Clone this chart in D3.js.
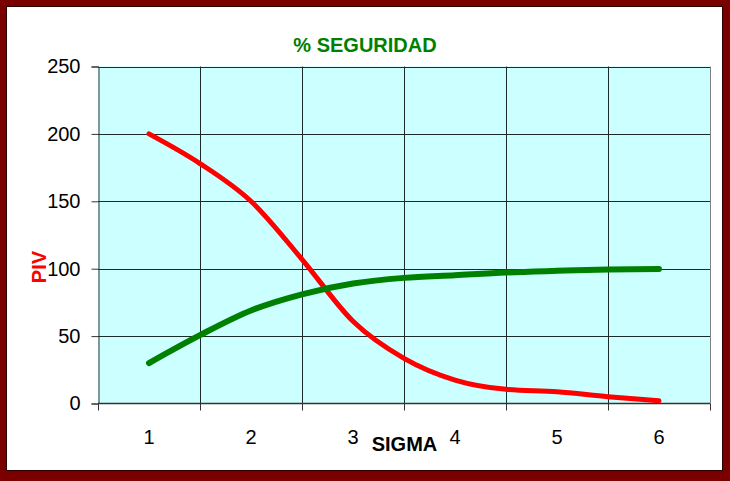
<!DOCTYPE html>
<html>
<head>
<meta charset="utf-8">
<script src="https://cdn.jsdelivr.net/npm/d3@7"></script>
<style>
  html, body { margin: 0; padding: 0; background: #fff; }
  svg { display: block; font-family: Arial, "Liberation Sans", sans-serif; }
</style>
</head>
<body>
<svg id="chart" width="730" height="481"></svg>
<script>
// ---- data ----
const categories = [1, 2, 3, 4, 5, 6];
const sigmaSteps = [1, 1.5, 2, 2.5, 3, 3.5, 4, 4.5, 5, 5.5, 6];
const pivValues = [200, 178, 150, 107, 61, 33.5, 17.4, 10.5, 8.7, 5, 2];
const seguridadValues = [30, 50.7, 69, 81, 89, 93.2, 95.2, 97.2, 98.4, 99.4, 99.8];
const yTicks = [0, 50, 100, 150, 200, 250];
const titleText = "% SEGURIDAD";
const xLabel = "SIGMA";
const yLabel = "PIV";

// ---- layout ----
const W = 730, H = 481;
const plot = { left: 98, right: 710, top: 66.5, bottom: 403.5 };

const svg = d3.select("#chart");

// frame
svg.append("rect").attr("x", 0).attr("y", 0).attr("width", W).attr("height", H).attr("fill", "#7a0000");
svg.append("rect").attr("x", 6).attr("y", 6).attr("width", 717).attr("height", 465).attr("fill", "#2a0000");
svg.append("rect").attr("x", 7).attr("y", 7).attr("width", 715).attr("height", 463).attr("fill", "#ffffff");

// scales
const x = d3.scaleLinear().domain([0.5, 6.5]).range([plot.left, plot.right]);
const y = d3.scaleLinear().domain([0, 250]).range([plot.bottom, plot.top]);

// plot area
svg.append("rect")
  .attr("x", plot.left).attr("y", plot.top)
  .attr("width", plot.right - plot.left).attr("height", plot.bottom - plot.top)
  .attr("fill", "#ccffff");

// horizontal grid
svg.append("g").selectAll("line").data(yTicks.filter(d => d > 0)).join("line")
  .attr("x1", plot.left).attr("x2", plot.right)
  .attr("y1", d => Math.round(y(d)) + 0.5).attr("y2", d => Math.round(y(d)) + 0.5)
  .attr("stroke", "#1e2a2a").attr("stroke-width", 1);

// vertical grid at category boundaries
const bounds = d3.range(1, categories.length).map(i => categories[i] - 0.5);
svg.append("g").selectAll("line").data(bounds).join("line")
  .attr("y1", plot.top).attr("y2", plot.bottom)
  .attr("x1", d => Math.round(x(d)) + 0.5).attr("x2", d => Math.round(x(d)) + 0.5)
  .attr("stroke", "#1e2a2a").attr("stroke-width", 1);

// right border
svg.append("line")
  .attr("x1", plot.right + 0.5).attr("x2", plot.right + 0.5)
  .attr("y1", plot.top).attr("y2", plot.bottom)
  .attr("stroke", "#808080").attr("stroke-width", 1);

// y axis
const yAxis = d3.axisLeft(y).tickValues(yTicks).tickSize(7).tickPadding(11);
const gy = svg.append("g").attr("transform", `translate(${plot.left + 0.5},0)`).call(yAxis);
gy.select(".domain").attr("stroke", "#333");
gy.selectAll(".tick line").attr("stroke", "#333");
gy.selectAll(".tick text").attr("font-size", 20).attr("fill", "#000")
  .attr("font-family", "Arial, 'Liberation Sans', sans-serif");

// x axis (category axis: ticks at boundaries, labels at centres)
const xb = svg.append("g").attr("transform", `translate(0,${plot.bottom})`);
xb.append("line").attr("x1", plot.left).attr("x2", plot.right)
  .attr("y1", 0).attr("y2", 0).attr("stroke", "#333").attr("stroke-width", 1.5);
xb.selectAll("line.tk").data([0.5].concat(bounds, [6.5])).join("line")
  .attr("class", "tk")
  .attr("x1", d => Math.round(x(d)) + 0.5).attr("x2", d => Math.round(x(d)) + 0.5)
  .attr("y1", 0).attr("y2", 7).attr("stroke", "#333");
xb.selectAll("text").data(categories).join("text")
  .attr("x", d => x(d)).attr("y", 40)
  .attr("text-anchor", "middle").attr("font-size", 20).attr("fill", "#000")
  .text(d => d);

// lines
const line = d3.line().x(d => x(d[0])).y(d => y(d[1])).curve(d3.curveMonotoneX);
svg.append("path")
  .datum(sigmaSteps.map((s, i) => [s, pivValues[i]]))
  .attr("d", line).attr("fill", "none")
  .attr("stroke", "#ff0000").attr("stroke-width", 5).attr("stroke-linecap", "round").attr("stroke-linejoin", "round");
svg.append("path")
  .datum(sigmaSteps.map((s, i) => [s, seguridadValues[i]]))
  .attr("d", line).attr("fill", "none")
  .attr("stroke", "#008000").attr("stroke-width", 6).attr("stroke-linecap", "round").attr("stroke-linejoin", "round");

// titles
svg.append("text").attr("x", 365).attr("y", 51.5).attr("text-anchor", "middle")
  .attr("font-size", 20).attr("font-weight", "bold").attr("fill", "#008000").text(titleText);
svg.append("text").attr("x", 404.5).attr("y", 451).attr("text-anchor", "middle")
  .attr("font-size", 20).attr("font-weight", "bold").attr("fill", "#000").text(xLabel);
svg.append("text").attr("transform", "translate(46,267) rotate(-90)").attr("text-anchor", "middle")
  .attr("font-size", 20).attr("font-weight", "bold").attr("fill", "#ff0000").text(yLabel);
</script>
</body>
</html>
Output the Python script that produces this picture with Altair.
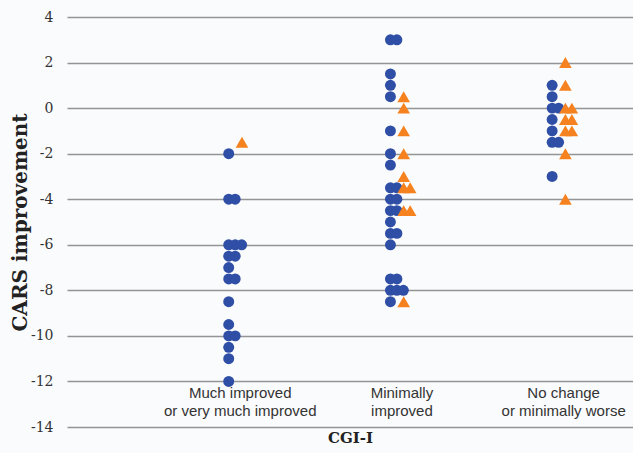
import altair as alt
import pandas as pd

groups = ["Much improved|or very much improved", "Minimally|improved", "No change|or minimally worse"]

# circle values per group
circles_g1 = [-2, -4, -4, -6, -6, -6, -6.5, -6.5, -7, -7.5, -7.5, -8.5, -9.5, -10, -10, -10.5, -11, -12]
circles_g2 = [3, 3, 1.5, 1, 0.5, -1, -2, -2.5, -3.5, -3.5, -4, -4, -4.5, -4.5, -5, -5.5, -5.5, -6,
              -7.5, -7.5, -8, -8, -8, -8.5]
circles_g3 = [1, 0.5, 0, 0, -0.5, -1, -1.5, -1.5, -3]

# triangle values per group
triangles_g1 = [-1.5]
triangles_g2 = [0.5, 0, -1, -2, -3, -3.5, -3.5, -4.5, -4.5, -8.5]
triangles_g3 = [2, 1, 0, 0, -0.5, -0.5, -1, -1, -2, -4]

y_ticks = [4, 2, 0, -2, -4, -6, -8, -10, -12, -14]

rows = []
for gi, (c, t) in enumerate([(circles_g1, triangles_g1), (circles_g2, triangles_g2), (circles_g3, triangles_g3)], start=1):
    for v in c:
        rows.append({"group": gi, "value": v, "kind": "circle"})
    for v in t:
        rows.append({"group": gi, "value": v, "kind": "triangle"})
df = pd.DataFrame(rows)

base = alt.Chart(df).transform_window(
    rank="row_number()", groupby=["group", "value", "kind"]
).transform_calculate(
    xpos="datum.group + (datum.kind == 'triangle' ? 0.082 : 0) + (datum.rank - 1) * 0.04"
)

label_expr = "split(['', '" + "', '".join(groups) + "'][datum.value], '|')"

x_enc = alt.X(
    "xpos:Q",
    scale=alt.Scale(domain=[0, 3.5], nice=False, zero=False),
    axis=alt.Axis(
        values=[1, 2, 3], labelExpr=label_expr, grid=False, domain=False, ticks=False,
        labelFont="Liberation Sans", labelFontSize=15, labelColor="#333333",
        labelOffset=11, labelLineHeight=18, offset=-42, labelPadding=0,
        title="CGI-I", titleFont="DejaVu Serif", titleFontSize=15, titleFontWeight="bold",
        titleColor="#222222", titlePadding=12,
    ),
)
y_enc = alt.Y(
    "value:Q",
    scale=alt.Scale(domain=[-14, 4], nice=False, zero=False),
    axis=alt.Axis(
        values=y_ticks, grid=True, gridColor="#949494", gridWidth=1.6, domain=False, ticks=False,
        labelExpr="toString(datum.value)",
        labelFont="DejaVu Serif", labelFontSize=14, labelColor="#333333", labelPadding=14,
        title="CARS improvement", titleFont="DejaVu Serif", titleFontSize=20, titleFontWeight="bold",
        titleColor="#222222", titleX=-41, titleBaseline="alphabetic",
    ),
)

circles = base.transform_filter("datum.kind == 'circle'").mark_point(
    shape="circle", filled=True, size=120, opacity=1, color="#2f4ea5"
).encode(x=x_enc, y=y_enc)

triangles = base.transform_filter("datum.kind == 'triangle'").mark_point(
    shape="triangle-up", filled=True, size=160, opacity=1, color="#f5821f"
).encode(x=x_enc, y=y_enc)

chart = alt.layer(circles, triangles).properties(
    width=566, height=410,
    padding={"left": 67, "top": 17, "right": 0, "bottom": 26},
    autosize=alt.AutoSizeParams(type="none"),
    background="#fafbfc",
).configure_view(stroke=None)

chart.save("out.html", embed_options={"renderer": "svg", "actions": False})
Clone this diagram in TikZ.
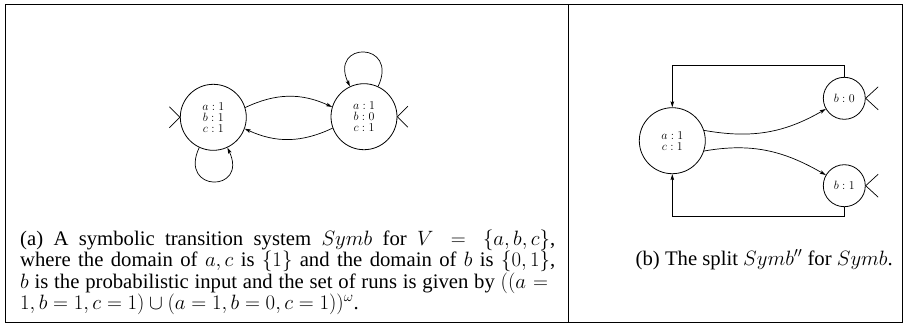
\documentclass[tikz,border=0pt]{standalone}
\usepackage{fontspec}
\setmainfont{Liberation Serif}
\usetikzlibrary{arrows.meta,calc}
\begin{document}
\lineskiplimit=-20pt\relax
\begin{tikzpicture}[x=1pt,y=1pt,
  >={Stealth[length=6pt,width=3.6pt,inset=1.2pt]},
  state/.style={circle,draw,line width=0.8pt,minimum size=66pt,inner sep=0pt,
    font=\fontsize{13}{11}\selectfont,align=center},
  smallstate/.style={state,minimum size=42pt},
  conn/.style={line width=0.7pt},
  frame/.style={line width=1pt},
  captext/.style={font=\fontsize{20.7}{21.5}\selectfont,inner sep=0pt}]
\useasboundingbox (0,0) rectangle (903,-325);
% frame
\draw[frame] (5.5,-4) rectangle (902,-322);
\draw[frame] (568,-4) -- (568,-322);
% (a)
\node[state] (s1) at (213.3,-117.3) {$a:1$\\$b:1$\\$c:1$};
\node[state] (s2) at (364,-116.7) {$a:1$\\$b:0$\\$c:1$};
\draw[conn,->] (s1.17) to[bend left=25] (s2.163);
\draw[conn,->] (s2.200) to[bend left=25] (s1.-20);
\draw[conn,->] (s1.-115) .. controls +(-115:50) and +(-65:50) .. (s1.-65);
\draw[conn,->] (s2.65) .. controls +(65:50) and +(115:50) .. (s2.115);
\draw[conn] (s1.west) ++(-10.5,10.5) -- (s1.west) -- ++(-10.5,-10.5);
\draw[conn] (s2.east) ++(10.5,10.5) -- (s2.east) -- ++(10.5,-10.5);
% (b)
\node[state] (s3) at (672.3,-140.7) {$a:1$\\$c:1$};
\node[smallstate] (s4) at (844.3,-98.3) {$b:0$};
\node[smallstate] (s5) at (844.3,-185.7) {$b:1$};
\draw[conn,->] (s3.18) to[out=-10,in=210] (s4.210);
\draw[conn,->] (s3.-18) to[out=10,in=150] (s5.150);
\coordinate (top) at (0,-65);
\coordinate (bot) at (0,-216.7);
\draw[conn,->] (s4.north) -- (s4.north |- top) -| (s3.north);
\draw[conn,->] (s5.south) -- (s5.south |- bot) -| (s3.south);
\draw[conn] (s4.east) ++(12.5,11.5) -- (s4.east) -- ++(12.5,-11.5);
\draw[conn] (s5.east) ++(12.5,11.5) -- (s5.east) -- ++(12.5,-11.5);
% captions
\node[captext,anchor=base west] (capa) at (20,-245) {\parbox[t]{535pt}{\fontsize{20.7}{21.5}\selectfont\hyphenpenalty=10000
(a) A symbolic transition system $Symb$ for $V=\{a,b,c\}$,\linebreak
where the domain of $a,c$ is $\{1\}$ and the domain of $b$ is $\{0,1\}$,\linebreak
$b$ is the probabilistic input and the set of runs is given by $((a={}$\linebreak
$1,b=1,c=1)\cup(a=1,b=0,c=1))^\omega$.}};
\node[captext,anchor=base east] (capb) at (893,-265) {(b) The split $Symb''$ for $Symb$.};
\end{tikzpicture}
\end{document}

------

Task brief: Look through the data above. Copy every line with the string "this" in it.

Written solution:
Clone this chart in D3.js.
Output the Python script that produces this picture with Altair.
Clone this diagram in TikZ.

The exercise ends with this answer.